15 Century Celadon Ware

Celadon is a western word used originally to describe the green glaze of ceramics from Longquan in China. An ash glaze (made of clay mixed with wood ash), it requires 2-5% iron, and must be fired in a reduction atmosphere.
A green glaze was in use in China by the 7th century, and during the Song dynasty (960-1280) this developed to a jade-like substance.
Celadon, like jade, was believed to have magical and protective powers. It was said that celadon would ring if danger was approaching, and would change color to warn of poisoned food. No wonder it became so popular.
Celadon technique was arguably perfected by the 12th and 13th century, when it depended solely on balanced form. By the 14th century, motifs such as lotus flowers and stylized chrysanthemums were incised for decoration. From the early-14th century, blue-and-white porcelain was introduced, and gradually displaced the underglaze black tradition.
 
Celadon production in Thailand seems to have started in the later part of the 14th century - around the time of the 'Ming ban' of 1371 when emperor Hongwu prohibited the Chinese from continued overseas trade. Many similarities support our contention that this was no coincidence, and that Chinese migrants were responsible for the same.
 
Chinese celadon was found on the Turiang and Longquan shipwrecks. Sisatchanalai celadon was recovered from the Nanyang, Longquan and Royal Nanhai shipwrecks.
 
The Longquan (1400) was loaded with similar celadons but of an earlier date.

     

The Royal Nanhai ship carried celadon with exquisite incised decorations. This period (1460) seems to be the peak of its technique and craftsman ship

Antique Teapots and Other Yixing ware

Yixing is a large pottery complex in Jiangsu province, China, that despite its old tradition is not as well-known as other ceramic centres. One of the reasons for the limited awareness among antique lovers is its comparatively little exports. Tea lovers all over the world do however appreciate Yixing teapots and consider them the very best of teapots. These teapots are still made today although the 'old' granular clay, making the best of tea, was exhausted long ago.

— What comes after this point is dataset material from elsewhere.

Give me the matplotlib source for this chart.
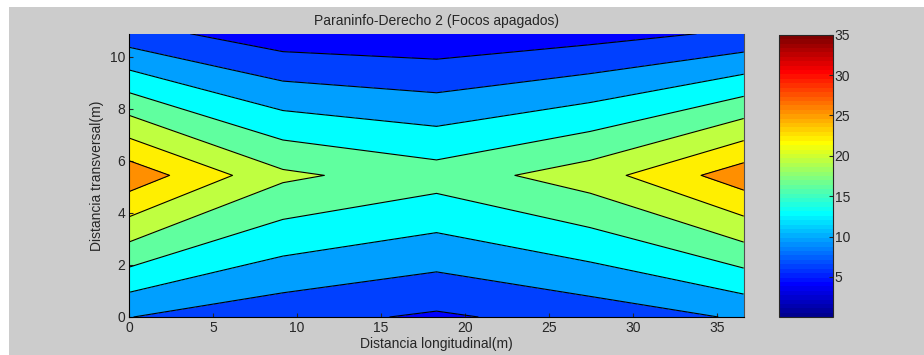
import numpy as np
import matplotlib
matplotlib.use('Agg')
import matplotlib.pyplot as plt
from matplotlib.colors import ListedColormap, Normalize
from matplotlib.cm import ScalarMappable
from matplotlib.patches import Rectangle

# measurement grid (m)
x_long = [0, 9.15, 18.3, 27.45, 36.6]
y_trans = [0, 5.44, 10.88]

# measured values, one row per transversal position
row_y0 = [9.61, 7.44, 5.87, 7.63, 9.93]
row_y1 = [27.6, 19.79, 17.42, 20.81, 27.37]
row_y2 = [7.63, 4.40, 3.92, 5.13, 6.89]

contour_levels = [6.35, 9.55, 12.75, 15.95, 19.15, 22.35, 25.55]
cbar_ticks = [5, 10, 15, 20, 25, 30, 35]
clim = (0, 35)

#------------------------------------------------------------------------------
# MATLAB style jet(64)
n = 16
u = np.concatenate([np.arange(1, n + 1) / n, np.ones(n - 1), np.arange(n, 0, -1) / n])
g = 8 + np.arange(1, len(u) + 1)
r = g + n
b = g - n
J = np.zeros((64, 3))
J[r[r <= 64] - 1, 0] = u[r <= 64]
J[g - 1, 1] = u
J[b[b >= 1] - 1, 2] = u[b >= 1]
jet64 = ListedColormap(J)
norm = Normalize(vmin=clim[0], vmax=clim[1])

X, Y = np.meshgrid(x_long, y_trans)
Z = np.array([row_y0, row_y1, row_y2])

fill_levels = [Z.min()] + contour_levels + [Z.max() + 0.01]
fill_colors = [jet64(norm(v)) for v in fill_levels[:-1]]

plt.rcParams['font.family'] = ['Liberation Sans', 'DejaVu Sans']
fig = plt.figure(figsize=(9.24, 3.55), dpi=100, facecolor='white')
fig.patches.append(Rectangle((9 / 924, 0), 1, 1 - 7 / 355, transform=fig.transFigure,
                             facecolor='#cccccc', edgecolor='none', zorder=-10))

ax = fig.add_axes([129.3 / 924, 38 / 355, 614.4 / 924, 283.3 / 355])
ax.contourf(X, Y, Z, levels=fill_levels, colors=fill_colors)
ax.contour(X, Y, Z, levels=contour_levels, colors='black', linewidths=0.8)

ax.set_xlim(0, 36.6)
ax.set_ylim(0, 10.88)
ax.set_xticks([0, 5, 10, 15, 20, 25, 30, 35])
ax.set_yticks([0, 2, 4, 6, 8, 10])
ax.tick_params(direction='in', length=3, labelsize=10, colors='#262626', pad=3)
ax.spines['top'].set_visible(False)
ax.spines['right'].set_color('#505050')
ax.set_title('Paraninfo-Derecho 2 (Focos apagados)', fontsize=10, color='#262626', pad=6)
ax.set_xlabel('Distancia longitudinal(m)', fontsize=10, color='#262626', labelpad=1)
ax.set_ylabel('Distancia transversal(m)', fontsize=10, color='#262626', labelpad=4)

cax = fig.add_axes([779.3 / 924, 37.7 / 355, 54 / 924, 282.6 / 355])
cb = fig.colorbar(ScalarMappable(norm=norm, cmap=jet64), cax=cax)
cb.set_ticks(cbar_ticks)
cb.ax.tick_params(direction='in', length=3, labelsize=10, colors='#262626', pad=1)
cb.outline.set_edgecolor('#262626')

plt.savefig('out.png', dpi=100, facecolor=fig.get_facecolor())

There are two distinct differences between ordinary pottery and Yixing wares. The first is the type of clay used. The second: most wares are made by hand and not on a potters wheel.

 Yixing 'purple' clay is if fact a mixure of the purple soil, the green soil (from the mountains of Yixing) and the red soil. The purple clay arrives from around Lake Tai and the mixture of the three different types of minerals is still a safely guarded secret.

9.5 cm high yixing pot from the Desaru (1830) Wreck

10.5 cm high yixing pot from Desaru(1830) wreck

Granular clay make it less suitable for forming on a potters wheel. Instead, the potter will flatten the clay by hand, cut to round and rectangular shapes and join them in a mould. After setting in the mould, the pot is individual shaped by beating it into its desired shape.

Other Yixing wares include garden pots, bowls and covered boxes. Some of them copying the famous Song-dynasty Jun ware.  While the clay in these pots is not the famous purple clay, it is granular, porous and allows water to slowly penetrate. These pots too are made in moulds from a circular bottom piece joined with a flat rectangular side piece.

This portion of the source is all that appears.